Repeat every line of the listing below exactly, minus the pictures.
** begin **
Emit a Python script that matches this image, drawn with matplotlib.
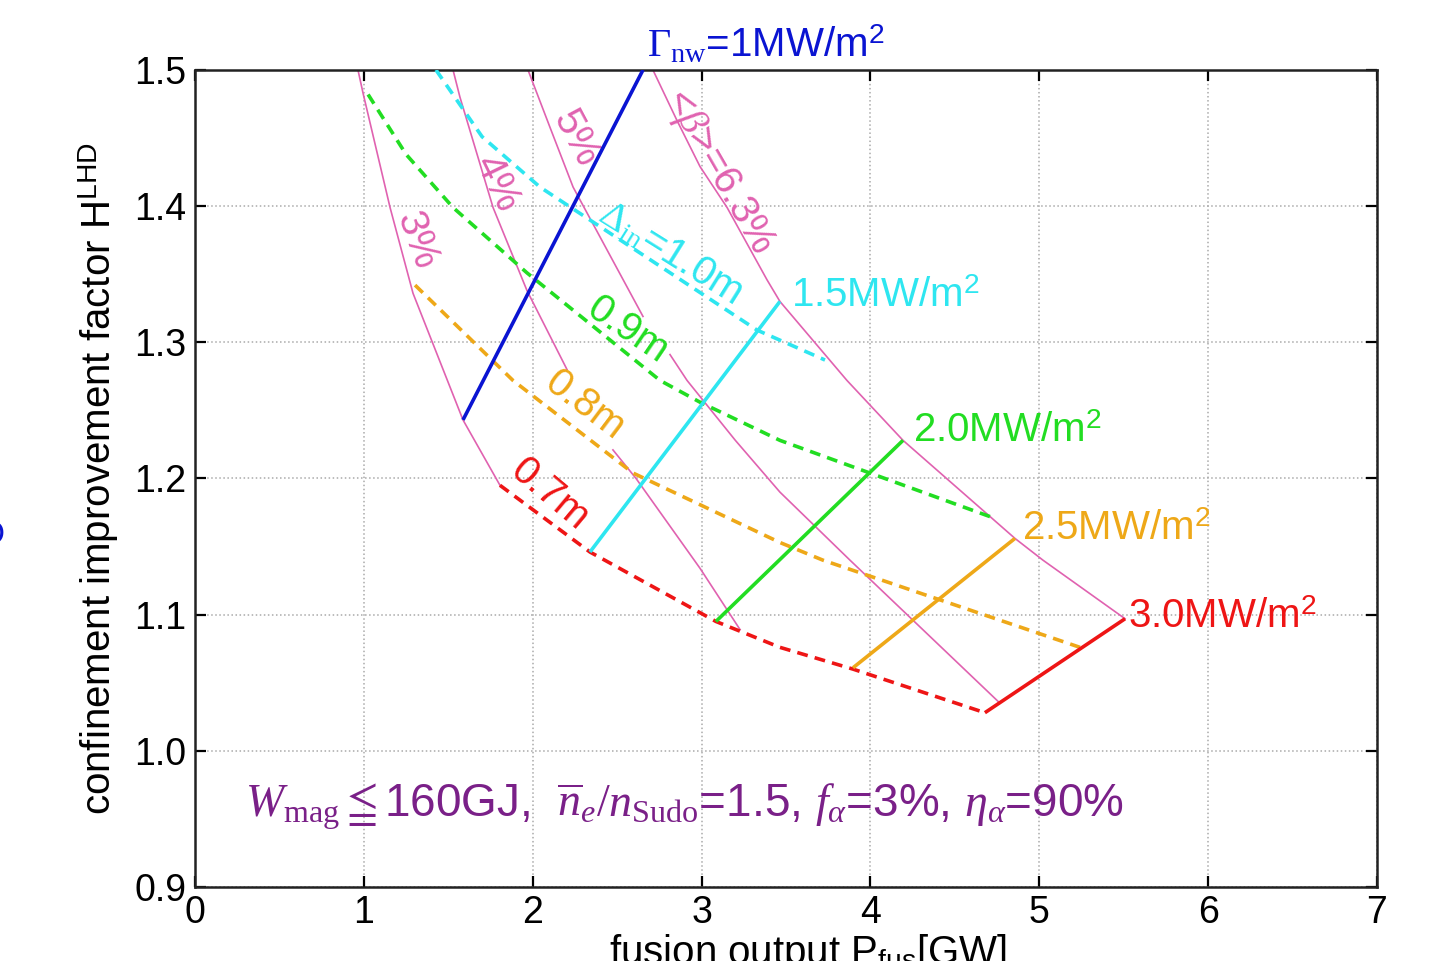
import matplotlib
matplotlib.use('Agg')
import matplotlib.pyplot as plt
from matplotlib.ticker import FormatStrFormatter, MultipleLocator

plt.rcParams['font.family'] = ['Liberation Sans', 'DejaVu Sans']
plt.rcParams['mathtext.fontset'] = 'custom'
plt.rcParams['mathtext.rm'] = 'Liberation Serif'
plt.rcParams['mathtext.it'] = 'Liberation Serif:italic'
plt.rcParams['mathtext.sf'] = 'Liberation Sans'
plt.rcParams['mathtext.bf'] = 'Liberation Serif:bold'
plt.rcParams['mathtext.fallback'] = 'stix'

# <beta> curves (pink) - split where the labels sit in the original
beta3_P = [[0.965, 0.995, 1.155, 1.291, 1.587, 1.806]]
beta3_H = [[1.500, 1.483, 1.399, 1.336, 1.243, 1.195]]
beta4_P = [[1.528, 1.569, 1.765, 1.966, 2.203], [2.475, 2.612, 2.991, 3.228]]
beta4_H = [[1.500, 1.480, 1.399, 1.338, 1.280], [1.221, 1.200, 1.134, 1.089]]
beta5_P = [[1.972, 2.108, 2.239, 2.653], [2.813, 2.914, 3.200, 3.464, 3.879, 4.767]]
beta5_H = [[1.500, 1.456, 1.414, 1.319], [1.291, 1.272, 1.228, 1.190, 1.140, 1.035]]
beta63_P = [[2.712, 2.854, 2.991, 3.151, 3.387, 3.464, 3.861, 4.193, 4.856, 5.022, 5.508]]
beta63_H = [[1.500, 1.463, 1.429, 1.399, 1.346, 1.330, 1.272, 1.228, 1.156, 1.140, 1.097]]

# inboard gap Delta_in curves (dashed)
d07_P = [1.806, 2.339, 3.085, 3.464, 3.897, 4.678]
d07_H = [1.195, 1.146, 1.095, 1.076, 1.060, 1.028]
d08_P = [1.303, 1.883, 2.594, 3.464, 3.719, 5.241]
d08_H = [1.342, 1.272, 1.204, 1.153, 1.140, 1.076]
d09_P = [1.025, 1.250, 1.528, 1.966, 2.754, 2.991, 3.464, 4.708]
d09_H = [1.482, 1.438, 1.399, 1.351, 1.272, 1.256, 1.228, 1.172]
d10_P = [1.427, 1.700, 2.043, 3.328, 3.731]
d10_H = [1.500, 1.451, 1.414, 1.309, 1.287]

# neutron wall load lines (solid)
nw_labels = ['1', '1.5', '2.0', '2.5', '3.0']
nw_P = [[1.587, 2.653], [2.339, 3.464], [3.085, 4.193], [3.897, 4.856], [4.678, 5.508]]
nw_H = [[1.243, 1.500], [1.146, 1.330], [1.095, 1.228], [1.061, 1.156], [1.028, 1.097]]

pink = '#e062b0'
c_blue = '#0a14d2'
c_cyan = '#2ee6f0'
c_green = '#22dd22'
c_orange = '#eea818'
c_red = '#ee1515'
purple = '#7a2088'

fig = plt.figure(figsize=(14.33, 9.61), dpi=100)
ax = fig.add_axes([0.1361, 0.0770, 0.8248, 0.8502])

for P, H in [(beta3_P, beta3_H), (beta4_P, beta4_H), (beta5_P, beta5_H), (beta63_P, beta63_H)]:
    for p, h in zip(P, H):
        ax.plot(p, h, color=pink, lw=1.2, zorder=2)

for p, h, c in [(d07_P, d07_H, c_red), (d08_P, d08_H, c_orange),
                (d09_P, d09_H, c_green), (d10_P, d10_H, c_cyan)]:
    ax.plot(p, h, color=c, lw=2.6, dashes=(3, 2), zorder=3)

nw_colors = [c_blue, c_cyan, c_green, c_orange, c_red]
for p, h, c in zip(nw_P, nw_H, nw_colors):
    ax.plot(p, h, color=c, lw=2.6, zorder=4, solid_capstyle='butt')

ax.set_xlim(0, 7)
ax.set_ylim(0.9, 1.5)
ax.xaxis.set_major_locator(MultipleLocator(1))
ax.yaxis.set_major_locator(MultipleLocator(0.1))
ax.yaxis.set_major_formatter(FormatStrFormatter('%.1f'))
ax.grid(True, linestyle=':', color='#aaaaaa', lw=1.1)
ax.tick_params(direction='in', top=True, right=True, length=8, width=1.6,
               labelsize=27, pad=6)
for s in ax.spines.values():
    s.set_linewidth(1.8)
    s.set_color('#222222')

ax.set_ylabel(r'confinement improvement factor H$^{\mathsf{LHD}}$', fontsize=29, labelpad=10)
ax.set_xlabel(r'fusion output P$_{\mathsf{fus}}$[GW]', fontsize=29, labelpad=2)
ax.xaxis.set_label_coords(0.519, -0.055)

# curve labels
fs = 29
ax.text(1.315, 1.375, '3%', color=pink, fontsize=fs, rotation=-70, ha='center', va='center')
ax.text(1.788, 1.417, '4%', color=pink, fontsize=fs, rotation=-64, ha='center', va='center')
ax.text(2.256, 1.450, '5%', color=pink, fontsize=fs, rotation=-62, ha='center', va='center')
ax.text(3.097, 1.425, r'<$\beta$>=6.3%', color=pink, fontsize=fs, rotation=-60,
        ha='center', va='center')
ax.text(2.813, 1.366, r'$\Delta_{\rm in}$=1.0m', color=c_cyan, fontsize=fs, rotation=-32,
        ha='center', va='center')
ax.text(2.564, 1.309, '0.9m', color=c_green, fontsize=fs, rotation=-34, ha='center', va='center')
ax.text(2.310, 1.254, '0.8m', color=c_orange, fontsize=fs, rotation=-37, ha='center', va='center')
ax.text(2.102, 1.188, '0.7m', color=c_red, fontsize=fs, rotation=-40, ha='center', va='center')

ax.text(2.677, 1.5095, r'$\Gamma_{\rm nw}$=1MW/m$^{\mathsf{2}}$', color=c_blue, fontsize=fs,
        ha='left', va='baseline', clip_on=False)
ax.text(3.530, 1.326, r'1.5MW/m$^{\mathsf{2}}$', color=c_cyan, fontsize=fs, ha='left', va='baseline')
ax.text(4.252, 1.2268, r'2.0MW/m$^{\mathsf{2}}$', color=c_green, fontsize=fs, ha='left', va='baseline')
ax.text(4.898, 1.1548, r'2.5MW/m$^{\mathsf{2}}$', color=c_orange, fontsize=fs, ha='left', va='baseline')
ax.text(5.525, 1.0902, r'3.0MW/m$^{\mathsf{2}}$', color=c_red, fontsize=fs, ha='left', va='baseline')

ax.text(0.296, 0.9514,
        r'$W_{\rm mag}\leqq$160GJ,  $\overline{n}_e/n_{\rm Sudo}$=1.5, $f_\alpha$=3%, $\eta_\alpha$=90%',
        color=purple, fontsize=33, ha='left', va='baseline')

# leftover glyph cut by the left edge of the original figure
fig.text(-0.006, 1 - 535 / 961, 'O', color=c_blue, fontsize=24, ha='center', va='center')

fig.savefig('out.png', dpi=100)
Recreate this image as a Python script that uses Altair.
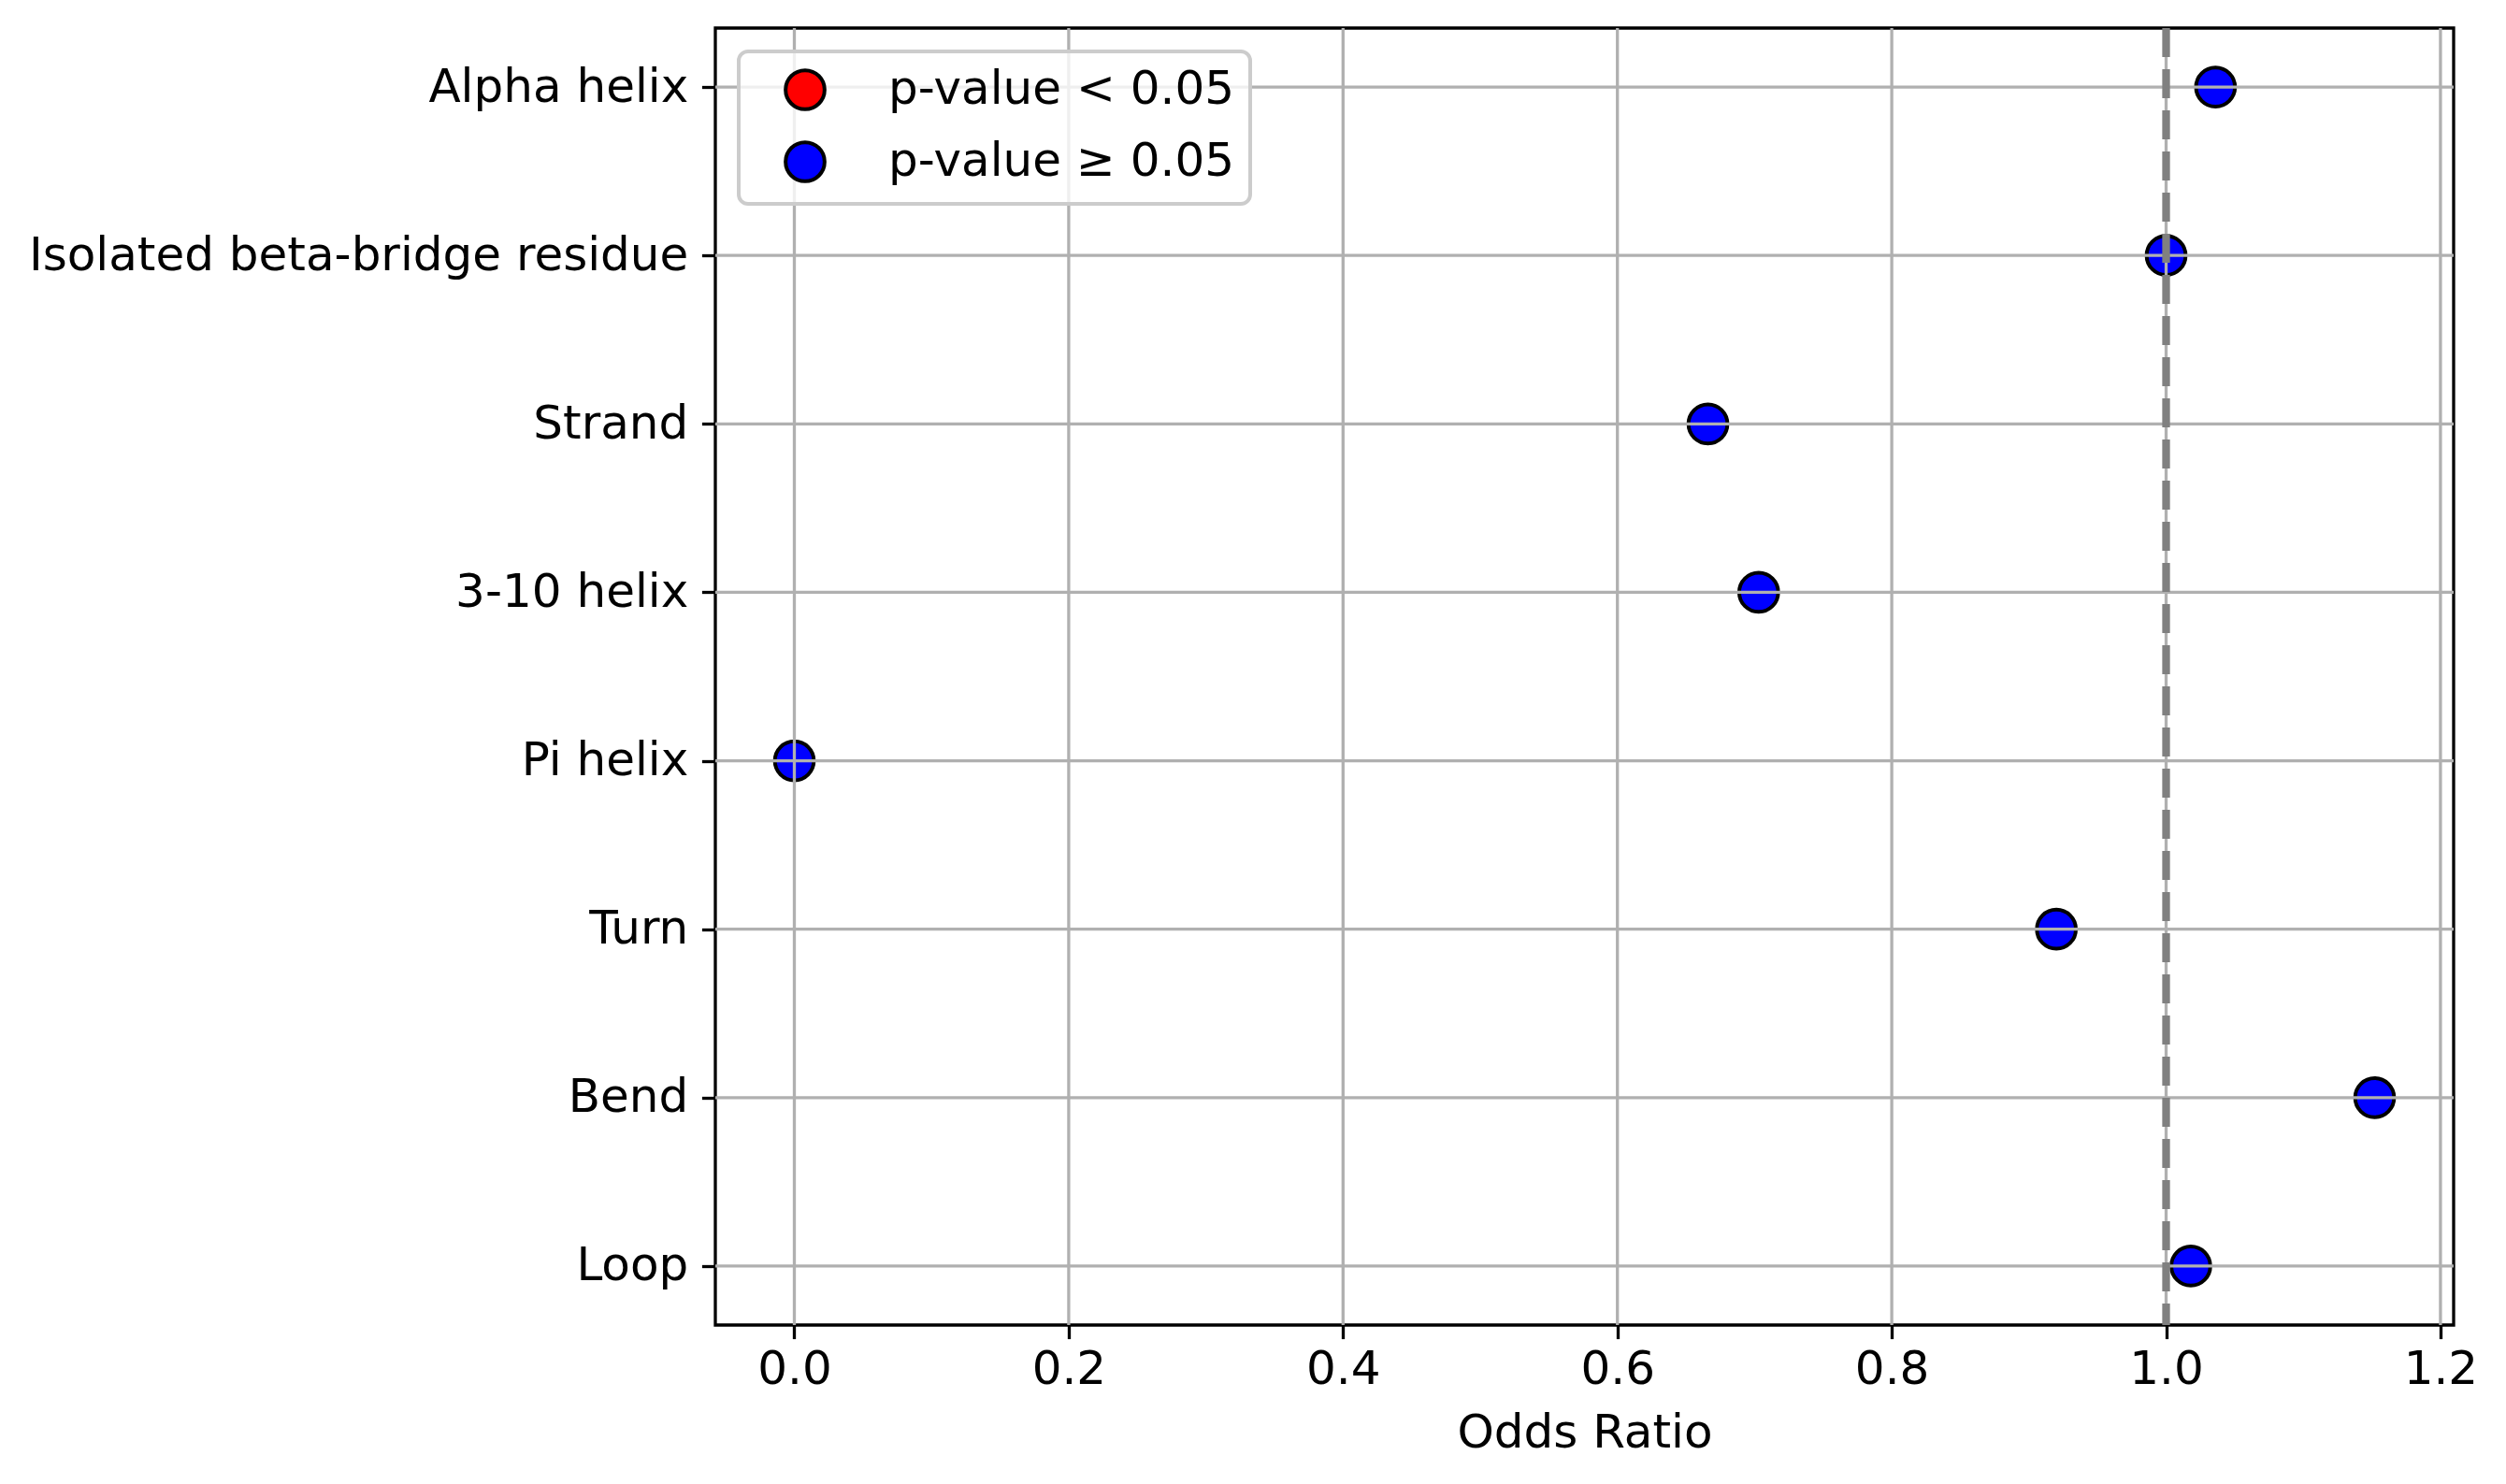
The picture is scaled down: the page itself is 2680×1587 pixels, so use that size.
** end **
- _Right answer_
Emit a Python script that matches this image, drawn with matplotlib.
import matplotlib
matplotlib.use('Agg')
import matplotlib.pyplot as plt
from matplotlib.ticker import FormatStrFormatter, MultipleLocator

plt.rcParams['font.family'] = ['Liberation Sans', 'DejaVu Sans']
plt.rcParams['mathtext.fontset'] = 'custom'
plt.rcParams['mathtext.rm'] = 'Liberation Serif'
plt.rcParams['mathtext.it'] = 'Liberation Serif:italic'
plt.rcParams['mathtext.sf'] = 'Liberation Sans'
plt.rcParams['mathtext.bf'] = 'Liberation Serif:bold'
plt.rcParams['mathtext.fallback'] = 'stix'

# <beta> curves (pink) - split where the labels sit in the original
beta3_P = [[0.965, 0.995, 1.155, 1.291, 1.587, 1.806]]
beta3_H = [[1.500, 1.483, 1.399, 1.336, 1.243, 1.195]]
beta4_P = [[1.528, 1.569, 1.765, 1.966, 2.203], [2.475, 2.612, 2.991, 3.228]]
beta4_H = [[1.500, 1.480, 1.399, 1.338, 1.280], [1.221, 1.200, 1.134, 1.089]]
beta5_P = [[1.972, 2.108, 2.239, 2.653], [2.813, 2.914, 3.200, 3.464, 3.879, 4.767]]
beta5_H = [[1.500, 1.456, 1.414, 1.319], [1.291, 1.272, 1.228, 1.190, 1.140, 1.035]]
beta63_P = [[2.712, 2.854, 2.991, 3.151, 3.387, 3.464, 3.861, 4.193, 4.856, 5.022, 5.508]]
beta63_H = [[1.500, 1.463, 1.429, 1.399, 1.346, 1.330, 1.272, 1.228, 1.156, 1.140, 1.097]]

# inboard gap Delta_in curves (dashed)
d07_P = [1.806, 2.339, 3.085, 3.464, 3.897, 4.678]
d07_H = [1.195, 1.146, 1.095, 1.076, 1.060, 1.028]
d08_P = [1.303, 1.883, 2.594, 3.464, 3.719, 5.241]
d08_H = [1.342, 1.272, 1.204, 1.153, 1.140, 1.076]
d09_P = [1.025, 1.250, 1.528, 1.966, 2.754, 2.991, 3.464, 4.708]
d09_H = [1.482, 1.438, 1.399, 1.351, 1.272, 1.256, 1.228, 1.172]
d10_P = [1.427, 1.700, 2.043, 3.328, 3.731]
d10_H = [1.500, 1.451, 1.414, 1.309, 1.287]

# neutron wall load lines (solid)
nw_labels = ['1', '1.5', '2.0', '2.5', '3.0']
nw_P = [[1.587, 2.653], [2.339, 3.464], [3.085, 4.193], [3.897, 4.856], [4.678, 5.508]]
nw_H = [[1.243, 1.500], [1.146, 1.330], [1.095, 1.228], [1.061, 1.156], [1.028, 1.097]]

pink = '#e062b0'
c_blue = '#0a14d2'
c_cyan = '#2ee6f0'
c_green = '#22dd22'
c_orange = '#eea818'
c_red = '#ee1515'
purple = '#7a2088'

fig = plt.figure(figsize=(14.33, 9.61), dpi=100)
ax = fig.add_axes([0.1361, 0.0770, 0.8248, 0.8502])

for P, H in [(beta3_P, beta3_H), (beta4_P, beta4_H), (beta5_P, beta5_H), (beta63_P, beta63_H)]:
    for p, h in zip(P, H):
        ax.plot(p, h, color=pink, lw=1.2, zorder=2)

for p, h, c in [(d07_P, d07_H, c_red), (d08_P, d08_H, c_orange),
                (d09_P, d09_H, c_green), (d10_P, d10_H, c_cyan)]:
    ax.plot(p, h, color=c, lw=2.6, dashes=(3, 2), zorder=3)

nw_colors = [c_blue, c_cyan, c_green, c_orange, c_red]
for p, h, c in zip(nw_P, nw_H, nw_colors):
    ax.plot(p, h, color=c, lw=2.6, zorder=4, solid_capstyle='butt')

ax.set_xlim(0, 7)
ax.set_ylim(0.9, 1.5)
ax.xaxis.set_major_locator(MultipleLocator(1))
ax.yaxis.set_major_locator(MultipleLocator(0.1))
ax.yaxis.set_major_formatter(FormatStrFormatter('%.1f'))
ax.grid(True, linestyle=':', color='#aaaaaa', lw=1.1)
ax.tick_params(direction='in', top=True, right=True, length=8, width=1.6,
               labelsize=27, pad=6)
for s in ax.spines.values():
    s.set_linewidth(1.8)
    s.set_color('#222222')

ax.set_ylabel(r'confinement improvement factor H$^{\mathsf{LHD}}$', fontsize=29, labelpad=10)
ax.set_xlabel(r'fusion output P$_{\mathsf{fus}}$[GW]', fontsize=29, labelpad=2)
ax.xaxis.set_label_coords(0.519, -0.055)

# curve labels
fs = 29
ax.text(1.315, 1.375, '3%', color=pink, fontsize=fs, rotation=-70, ha='center', va='center')
ax.text(1.788, 1.417, '4%', color=pink, fontsize=fs, rotation=-64, ha='center', va='center')
ax.text(2.256, 1.450, '5%', color=pink, fontsize=fs, rotation=-62, ha='center', va='center')
ax.text(3.097, 1.425, r'<$\beta$>=6.3%', color=pink, fontsize=fs, rotation=-60,
        ha='center', va='center')
ax.text(2.813, 1.366, r'$\Delta_{\rm in}$=1.0m', color=c_cyan, fontsize=fs, rotation=-32,
        ha='center', va='center')
ax.text(2.564, 1.309, '0.9m', color=c_green, fontsize=fs, rotation=-34, ha='center', va='center')
ax.text(2.310, 1.254, '0.8m', color=c_orange, fontsize=fs, rotation=-37, ha='center', va='center')
ax.text(2.102, 1.188, '0.7m', color=c_red, fontsize=fs, rotation=-40, ha='center', va='center')

ax.text(2.677, 1.5095, r'$\Gamma_{\rm nw}$=1MW/m$^{\mathsf{2}}$', color=c_blue, fontsize=fs,
        ha='left', va='baseline', clip_on=False)
ax.text(3.530, 1.326, r'1.5MW/m$^{\mathsf{2}}$', color=c_cyan, fontsize=fs, ha='left', va='baseline')
ax.text(4.252, 1.2268, r'2.0MW/m$^{\mathsf{2}}$', color=c_green, fontsize=fs, ha='left', va='baseline')
ax.text(4.898, 1.1548, r'2.5MW/m$^{\mathsf{2}}$', color=c_orange, fontsize=fs, ha='left', va='baseline')
ax.text(5.525, 1.0902, r'3.0MW/m$^{\mathsf{2}}$', color=c_red, fontsize=fs, ha='left', va='baseline')

ax.text(0.296, 0.9514,
        r'$W_{\rm mag}\leqq$160GJ,  $\overline{n}_e/n_{\rm Sudo}$=1.5, $f_\alpha$=3%, $\eta_\alpha$=90%',
        color=purple, fontsize=33, ha='left', va='baseline')

# leftover glyph cut by the left edge of the original figure
fig.text(-0.006, 1 - 535 / 961, 'O', color=c_blue, fontsize=24, ha='center', va='center')

fig.savefig('out.png', dpi=100)
Recreate this image as a Python script that uses Altair.
The picture is scaled down: the page itself is 2680×1587 pixels, so use that size.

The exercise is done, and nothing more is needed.